Red Meat Market
White Meat, Dark Meat and Red Meat
A few short years ago I was in Arkansas speaking in an amphitheater filled with Tyson Chicken executives at Tyson’s headquarters. It stands out in my mind because it was a long drive on very rural back roads to get to Tyson’s offices and I wondered where all these well dressed, sophisticated executive types came from or where they lived. OK, so I am mired in a rural south stereotype. The issue on the table was whether or not to pull the trigger on a ten plus billion dollar red meat processing plant acquisition. This would give Tyson total dominance of super market meat cases. As a Demographic Marketing Expert I advised Tyson against the purchase. Generation Y was already trending away from red meat consumption with a vengeance with many even becoming Vegans. I maintain that if kids some how make the connection that a McDonald’s hamburger has its origins in a live White Faced Steer it could be over for McDonalds. Teen girls will not only not buy red meat, they won’t even touch uncooked meat of any kind. Going forward this poses some interesting challenges for the traditional super market meat case. In addition the peak of the Baby Boomers would be cresting fifty soon and loosing their appetites. Don’t believe me? Count the number of Boomers sharing plates in restaurants. The older you get the less fuel you need, Period. Long term there is no where for red meat consumption to go but down. Tyson himself pulled the plug and it was announced in The Wall Street Journal four days later that they were backing out of the deal. The meat processing entity alleged that the deal was already done, sued Tyson and won. To further exacerbate this situation the grain they feed to cows is now being used to manufacture fuel for cars and thus has driven the cost of grain through the roof. The red meat division of Tyson is slowly but surely taking them down.

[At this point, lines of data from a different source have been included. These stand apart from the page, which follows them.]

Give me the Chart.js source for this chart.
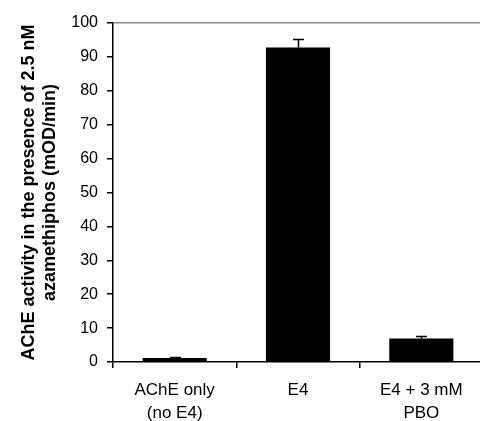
<!DOCTYPE html>
<html><head><meta charset="utf-8">
<script src="https://cdn.jsdelivr.net/npm/chart.js@4"></script>
<style>html,body{margin:0;padding:0;background:#fff;overflow:hidden}#wrap{width:480px;height:421px;overflow:hidden}</style>
</head><body><div id="wrap"><canvas id="c" width="483" height="421"></canvas></div>
<script>
const categories = [["AChE only", "(no E4)"], ["E4"], ["E4 + 3 mM", "PBO"]];
const activity = [1.2, 92.8, 6.9];
const errors = [0.4, 2.4, 0.7];
const yTicks = [0, 10, 20, 30, 40, 50, 60, 70, 80, 90, 100];
const yTitle = ["AChE activity in the presence of 2.5 nM", "azamethiphos (mOD/min)"];

const errorBarPlugin = {
  id: 'errorBars',
  afterDatasetsDraw(chart) {
    const ctx = chart.ctx, x = chart.scales.x, y = chart.scales.y;
    ctx.save();
    ctx.strokeStyle = '#000';
    ctx.lineWidth = 1.5;
    activity.forEach((v, i) => {
      const px = Math.round(x.getPixelForValue(i)) + 0.5;
      const y0 = y.getPixelForValue(v);
      const y1 = Math.round(y.getPixelForValue(v + errors[i])) + 0.5;
      ctx.beginPath();
      ctx.moveTo(px, y0); ctx.lineTo(px, y1);
      ctx.moveTo(px - 5.5, y1); ctx.lineTo(px + 5.5, y1);
      ctx.stroke();
    });
    ctx.restore();
  }
};

new Chart(document.getElementById('c'), {
  type: 'bar',
  data: {
    labels: categories,
    datasets: [{ data: activity, backgroundColor: '#000', borderWidth: 0, barPercentage: 0.52, categoryPercentage: 1 }]
  },
  options: {
    responsive: false,
    animation: false,
    devicePixelRatio: 1,
    layout: { padding: { left: 0, top: 23, right: 0, bottom: 0 } },
    plugins: { legend: { display: false }, tooltip: { enabled: false } },
    scales: {
      x: {
        afterFit: s => { s.height = 59; },
        grid: { offset: true, drawOnChartArea: false, drawTicks: true, tickLength: 6, color: '#000', lineWidth: 1.5 },
        border: { color: '#000', width: 1.5 },
        ticks: { color: '#000', font: { family: 'Arial, Liberation Sans', size: 17, lineHeight: 1.4 }, padding: 10, maxRotation: 0, autoSkip: false }
      },
      y: {
        min: 0, max: 100,
        afterFit: s => { s.width = 113; },
        afterBuildTicks: s => { s.ticks = yTicks.map(v => ({ value: v })); },
        ticks: { color: '#000', font: { family: 'Arial, Liberation Sans', size: 16 }, padding: 9 },
        grid: { drawOnChartArea: true, drawTicks: true, tickLength: 6, lineWidth: 1.5,
                color: c => c.tick && c.tick.value === 100 ? '#8c8c8c' : 'rgba(0,0,0,0)', tickColor: '#000' },
        border: { color: '#000', width: 1.5 },
        title: { display: true, text: yTitle, color: '#000', font: { family: 'Arial, Liberation Sans', size: 18, weight: 'bold', lineHeight: 1.2 }, padding: { top: 18, bottom: 0 } }
      }
    }
  },
  plugins: [errorBarPlugin]
});
</script></body></html>
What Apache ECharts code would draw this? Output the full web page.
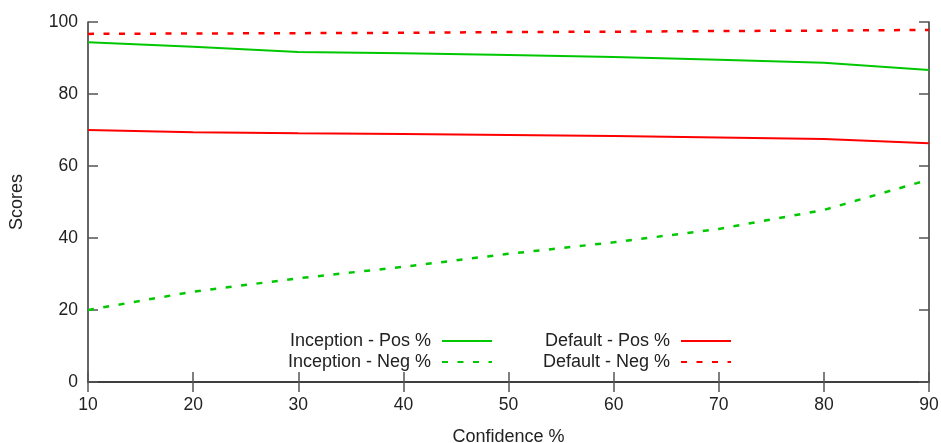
<!DOCTYPE html>
<html>
<head>
<meta charset="utf-8">
<script src="https://cdn.jsdelivr.net/npm/echarts@6/dist/echarts.min.js"></script>
<style>
  html, body { margin: 0; padding: 0; background: #fff; }
  #chart { width: 941px; height: 443px; }
</style>
</head>
<body>
<div id="chart"></div>
<script>
// confidence thresholds (x)
var confidence = [10, 20, 30, 40, 50, 60, 70, 80, 90];
// scores
var inceptionPos = [94.4, 93.1, 91.7, 91.3, 90.8, 90.3, 89.5, 88.7, 86.7];
var inceptionNeg = [20.0, 25.1, 28.8, 32.0, 35.6, 38.8, 42.5, 47.8, 56.2];
var defaultPos = [70.0, 69.4, 69.1, 68.9, 68.6, 68.3, 67.9, 67.5, 66.3];
var defaultNeg = [96.7, 96.8, 96.9, 97.0, 97.2, 97.3, 97.5, 97.6, 97.8];

var GREEN = "#00c800";
var RED = "#ff0000";
var FONT = "Liberation Sans";

function pairs(ys) {
  return confidence.map(function (x, i) { return [x, ys[i]]; });
}

function makeSeries(name, ys, color, dashed) {
  return {
    name: name,
    type: "line",
    data: pairs(ys),
    symbol: "none",
    smooth: false,
    xAxisIndex: 0,
    yAxisIndex: 0,
    lineStyle: {
      color: color,
      width: dashed ? 2.5 : 2,
      type: dashed ? [6, 9.5] : "solid",
    },
    itemStyle: { color: color },
  };
}

var axisLine = { show: true, lineStyle: { color: "#333", width: 1.5 } };
var axisTick = { show: true, inside: true, length: 10, lineStyle: { color: "#555", width: 1.5 } };

function legendBlock(names, right) {
  return {
    orient: "vertical",
    align: "right",
    right: right,
    top: 327,
    data: names,
    itemWidth: 50,
    itemHeight: 14,
    itemGap: 3,
    itemStyle: { opacity: 0 },
    formatter: "{a|{name}}",
    textStyle: {
      fontFamily: FONT,
      fontSize: 18,
      color: "#222",
      rich: { a: { fontFamily: FONT, fontSize: 18, color: "#222", padding: [0, 6, 0, 0] } },
    },
  };
}

var chart = echarts.init(document.getElementById("chart"));
var option = {
  animation: false,
  backgroundColor: "#fff",
  grid: { left: 88, right: 12, top: 22, bottom: 61, outerBoundsMode: "none" },
  legend: [
    legendBlock(["Inception - Pos %", "Inception - Neg %"], 443),
    legendBlock(["Default - Pos %", "Default - Neg %"], 204),
  ],
  xAxis: [
    {
      type: "value",
      min: 10,
      max: 90,
      interval: 10,
      name: "Confidence %",
      nameLocation: "middle",
      nameGap: 46,
      nameTextStyle: { fontFamily: FONT, fontSize: 18, color: "#222" },
      axisLine: axisLine,
      axisTick: axisTick,
      splitLine: { show: false },
      axisLabel: { fontFamily: FONT, fontSize: 17.5, color: "#222", margin: 14 },
    },
    {
      type: "value",
      position: "top",
      min: 10,
      max: 90,
      interval: 10,
      axisLine: axisLine,
      axisTick: axisTick,
      splitLine: { show: false },
      axisLabel: { show: false },
    },
  ],
  yAxis: [
    {
      type: "value",
      min: 0,
      max: 100,
      interval: 20,
      name: "Scores",
      nameLocation: "middle",
      nameGap: 62,
      nameTextStyle: { fontFamily: FONT, fontSize: 18, color: "#222" },
      axisLine: axisLine,
      axisTick: axisTick,
      splitLine: { show: false },
      axisLabel: { fontFamily: FONT, fontSize: 17.5, color: "#222", margin: 10 },
    },
    {
      type: "value",
      position: "right",
      min: 0,
      max: 100,
      interval: 20,
      axisLine: axisLine,
      axisTick: axisTick,
      splitLine: { show: false },
      axisLabel: { show: false },
    },
  ],
  series: [
    makeSeries("Inception - Pos %", inceptionPos, GREEN, false),
    makeSeries("Inception - Neg %", inceptionNeg, GREEN, true),
    makeSeries("Default - Pos %", defaultPos, RED, false),
    makeSeries("Default - Neg %", defaultNeg, RED, true),
  ],
};
chart.setOption(option);
</script>
</body>
</html>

If you can understand the principals of shifting demography you can forecast what markets are growing and what markets are slowing with uncanny accuracy. I really don’t understand why more captains of industry, commerce and government don’t use this data. It is clear that they prefer to project the present infinitely into the future. I am sorry but that is just plain stupid and very shortsighted. Maybe it’s because it would require them to think beyond the next quarterly report. Its the think part that gets them.


Reader Comments (1)
An additional negative for sit-down restaurants or "fast-casual" as I believe many chains are designated is related to the point you made in your post about the talent shortage. The key demographic for fast-casual is the late-twenties/thirties demographic that makes up the X-ers which is so much smaller than the boomers.